I wake up confused. What time is it? Why is it so bright in my room?
I can’t see the clock but the light seems as bright as the noon-day sun. Is it noon?
I keep my eyes closed, reluctant as ever to get out of bed. I have never been a fan of getting out of bed. (Is that bad?)
Finally, I stretch over to reach my phone so I can see the time. Sometimes it’s only 7:21 a.m.; other times it’s 9:23 a.m. I can’t tell the difference. I’m weary no matter the hour.
I’m in Southern California now and the sun sets earlier than in Seattle, but during the day, the sun shines with endless cheer. It’s weird for a Pacific Northwest girl to have so much bright light all the time.
Don’t get me wrong. I love it. It’s just so different.
Yesterday, my daughter and I met a blogging friend (Carrien of She Laughs at the Days) at the park. Carrien (pronounced “Careen” not “Carry-en” as I’ve been pronouncing it in my head for years) and her four adorable children was running late. I had decided that she either chickened out or got lost or was simply running late. After all, four kids, including a baby. Haven’t we all been there?
So, she arrived. The children played and we chatted–it’s always kind of strange to meet a blogging friend in real life–they already know some of your stories and they remember things about you that you don’t remember yourself. After exploring some trails, we all came back to my house to have lunch. It was fun to have a house full of kids–eight kids between just the two of us. Carrien herself was lovely and showed me on a map a bunch of important destinations: good pizza, good thrift stores and the local YMCA.
In the late afternoon, my daughter and I took the twins to their first music lessons here. After we delivered them to the music studios, we walked down the street to the Carlsbad Visitor Center where we picked up brochures.

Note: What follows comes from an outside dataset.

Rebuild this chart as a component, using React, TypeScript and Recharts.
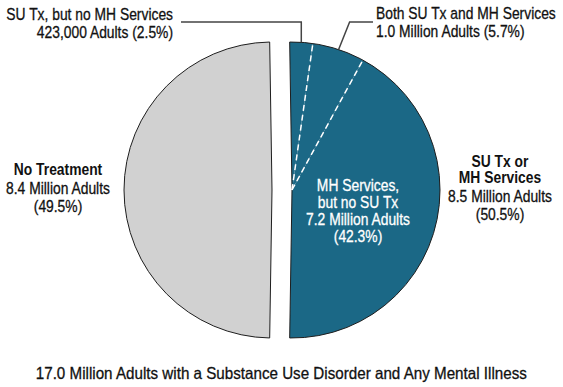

Then we walked another block and served ourselves frozen yogurt with do-it-yourself toppings. It felt like twenty minutes of vacation. And then we had to pick up the boys.
We delivered them at home and picked up 13-year old Zach and returned to Carlsbad to go to the beach. We drove up and down the shore and finally found a good parking spot. We walked down a trail that looked like a gully created by a rushing flood of water and emerged on the beach.
The sun glowed low in the sky as we walked down to an empty spot of shore. I stood up to my knees in the waves, watching the kids for awhile before deciding to boogie board, too. Why not? Life is too short and all that.
The kids were shocked, I think. We had fun. At some point, I abandoned the board and simply jumped in the waves as the sun sank lower and lower on the horizon.
We watched the last sliver of sun sink below the border of waves and sky.
“That was the first time I ever saw the sun set,” Zach said.
It will not be the last. I love spending those last moment of light watching the sun glow and slide out of sight.